NVIDIA NeRF AI Renders Amazingly Realistic 3D Scenes From 2D Photos In Just Milliseconds

NVIDIA NeRF view
It takes a human being around 0.1 to 0.4 seconds to blink. In even less time, an AI-based inverse rendering process developed by NVIDIA can generate a realistic three-dimensional scene from a series of two-dimensional photographs taken from different angles.

NVIDIA's approach is based on a new technology called neural radiance fields (NeRF, for short) and is the fastest of its kind. NeRFs work their rendering magic by employing neural networks to essentially fill in the blanks from a few dozen images of a scene, along with information about the camera position from each of the shot.

Using that information, the neural network predicts the color of light radiating in any position, from any point in 3D space, NVIDIA explains. It even works when some images are blocked from view by obstructions such as pillars in some of the images.

"If traditional 3D representations like polygonal meshes are akin to vector images, NeRFs are like bitmap images: they densely capture the way light radiates from an object or within a scene," says David Luebke, vice president for graphics research at NVIDIA. "In that sense, Instant NeRF could be as important to 3D as digital cameras and JPEG compression have been to 2D photography—vastly increasing the speed, ease and reach of 3D capture and sharing."

To demonstrate the technique and pay homage to the days of Polaroid, NVIDIA tasked its NeRF technique with recreating a popular photo of Andy Warhol taking an instant picture.

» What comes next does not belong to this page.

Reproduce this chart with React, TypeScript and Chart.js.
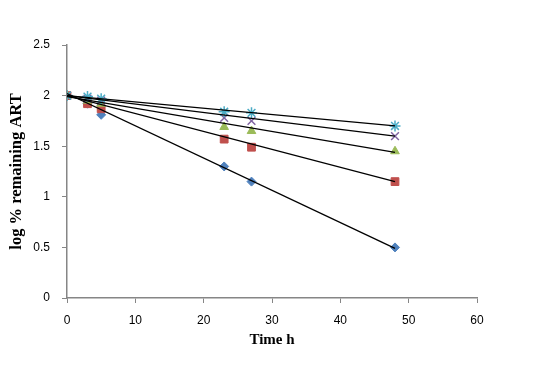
import React, { useEffect, useRef } from "react";
import { Chart, registerables } from "chart.js";

Chart.register(...registerables);

const timesH = [0, 3, 5, 23, 27, 48];
const seriesBlue = [2.0, 1.92, 1.81, 1.3, 1.15, 0.5];
const seriesRed = [2.0, 1.92, 1.87, 1.57, 1.49, 1.15];
const seriesGreen = [2.0, 1.95, 1.92, 1.69, 1.65, 1.45];
const seriesPurple = [2.0, 1.97, 1.95, 1.78, 1.75, 1.6];
const seriesCyan = [2.0, 1.99, 1.97, 1.84, 1.83, 1.7];

const trendX = [0, 48];
const trendBlue = [2.02, 0.49];
const trendRed = [2.0, 1.15];
const trendGreen = [1.99, 1.44];
const trendPurple = [2.0, 1.6];
const trendCyan = [2.0, 1.7];

const xTicks = [0, 10, 20, 30, 40, 50, 60];
const yTicks = [0, 0.5, 1, 1.5, 2, 2.5];

const toPts = (xs: number[], ys: number[]) => xs.map((x, i) => ({ x, y: ys[i] }));

export default function App() {
  const ref = useRef<HTMLCanvasElement | null>(null);
  useEffect(() => {
    if (!ref.current) return;
    const axisColor = "#868686";
    const tickFont = { family: "'Liberation Sans', Arial, sans-serif", size: 12 };
    const titleFont = { family: "'Liberation Serif', 'Times New Roman', serif", size: 15, weight: "bold" as const };
    const yTitleFont = { family: "'Liberation Serif', 'Times New Roman', serif", size: 16.5, weight: "bold" as const };
    const markerSet = (label: string, ys: number[], color: string, style: string, r: number, order: number) => ({
      type: "scatter" as const,
      label,
      data: toPts(timesH, ys),
      pointStyle: style,
      pointRadius: r,
      pointHoverRadius: r,
      backgroundColor: color,
      borderColor: color,
      pointBorderWidth: style === "crossRot" || style === "star" ? 1.5 : 1,
      showLine: false,
      order,
    });
    const trendSet = (ys: number[]) => ({
      type: "line" as const,
      label: "trend",
      data: toPts(trendX, ys),
      borderColor: "#000000",
      borderWidth: 1.3,
      pointRadius: 0,
      fill: false,
      tension: 0,
      order: 0,
    });
    const chart = new Chart(ref.current, {
      type: "scatter",
      data: {
        datasets: [
          trendSet(trendBlue),
          trendSet(trendRed),
          trendSet(trendGreen),
          trendSet(trendPurple),
          trendSet(trendCyan),
          markerSet("Cyan", seriesCyan, "#4BACC6", "star", 5.5, 1),
          markerSet("Purple", seriesPurple, "#8064A2", "crossRot", 5.5, 2),
          markerSet("Green", seriesGreen, "#9BBB59", "triangle", 5, 3),
          markerSet("Red", seriesRed, "#C0504D", "rect", 5.5, 4),
          markerSet("Blue", seriesBlue, "#4F81BD", "rectRot", 4.5, 5),
        ] as any,
      },
      options: {
        animation: false,
        responsive: false,
        maintainAspectRatio: false,
        layout: { padding: { left: 0, right: 66, top: 45, bottom: 0 } },
        plugins: { legend: { display: false }, tooltip: { enabled: false } },
        scales: {
          x: {
            type: "linear",
            min: 0,
            max: 60,
            afterBuildTicks: (s: any) => {
              s.ticks = xTicks.map((v) => ({ value: v }));
            },
            afterFit: (s: any) => {
              s.height = 68;
            },
            ticks: { color: "#000", font: tickFont, padding: 10, maxRotation: 0, callback: (v: any) => String(v) },
            grid: { drawOnChartArea: false, drawTicks: true, tickLength: 5, color: axisColor },
            border: { display: true, color: axisColor, width: 1.5 },
            title: { display: true, text: "Time h", color: "#000", font: titleFont, padding: { top: 0, bottom: 17 } },
          },
          y: {
            type: "linear",
            min: 0,
            max: 2.5,
            afterBuildTicks: (s: any) => {
              s.ticks = yTicks.map((v) => ({ value: v }));
            },
            afterFit: (s: any) => {
              s.width = 67;
            },
            ticks: { color: "#000", font: tickFont, padding: 12, callback: (v: any) => String(v) },
            grid: { drawOnChartArea: false, drawTicks: true, tickLength: 5, color: axisColor },
            border: { display: true, color: axisColor, width: 1.5 },
            title: { display: true, text: "log % remaining ART", color: "#000", font: yTitleFont, padding: { top: 7, bottom: 0 } },
          },
        },
      } as any,
    });
    return () => chart.destroy();
  }, []);
  return (
    <div style={{ position: "fixed", left: 0, top: 0, width: 543, height: 366, background: "#fff" }}>
      <canvas ref={ref} width={543} height={366} style={{ width: 543, height: 366, display: "block" }} />
    </div>
  );
}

Have a look...


The speed is equally impressive as the output. NVIDIA's specific NeRF technique achieves speedups of more than 1,000x in some cases. And while the actual rendering is done in the blink of an eye (or blink of an AI, as NVIDIA cleverly puts it), the training step doesn't take much longer—just a few seconds to train on a few dozen photos.

This is a massive improvement over earlier NeRFs, which took hours to train and minutes to render a scene without artifacts. How was NVIDIA able to speed things up so dramatically? The company says it used a technique called multi-resolution hash grid encoding, which is optimized to run efficiently on its GPUs.

"Using a new input encoding method, researchers can achieve high-quality results using a tiny neural network that runs rapidly. The model was developed using the NVIDIA CUDA Toolkit and the Tiny CUDA Neural Networks library. Since it’s a lightweight neural network, it can be trained and run on a single NVIDIA GPU—running fastest on cards with NVIDIA Tensor cores," NVIDIA says.

According to NVIDIA, its NeRF technique extends well beyond the bounds of recreating old photographs, and can train robots and autonomous vehicles to better understand the size and shape of real-world objects, among other uses.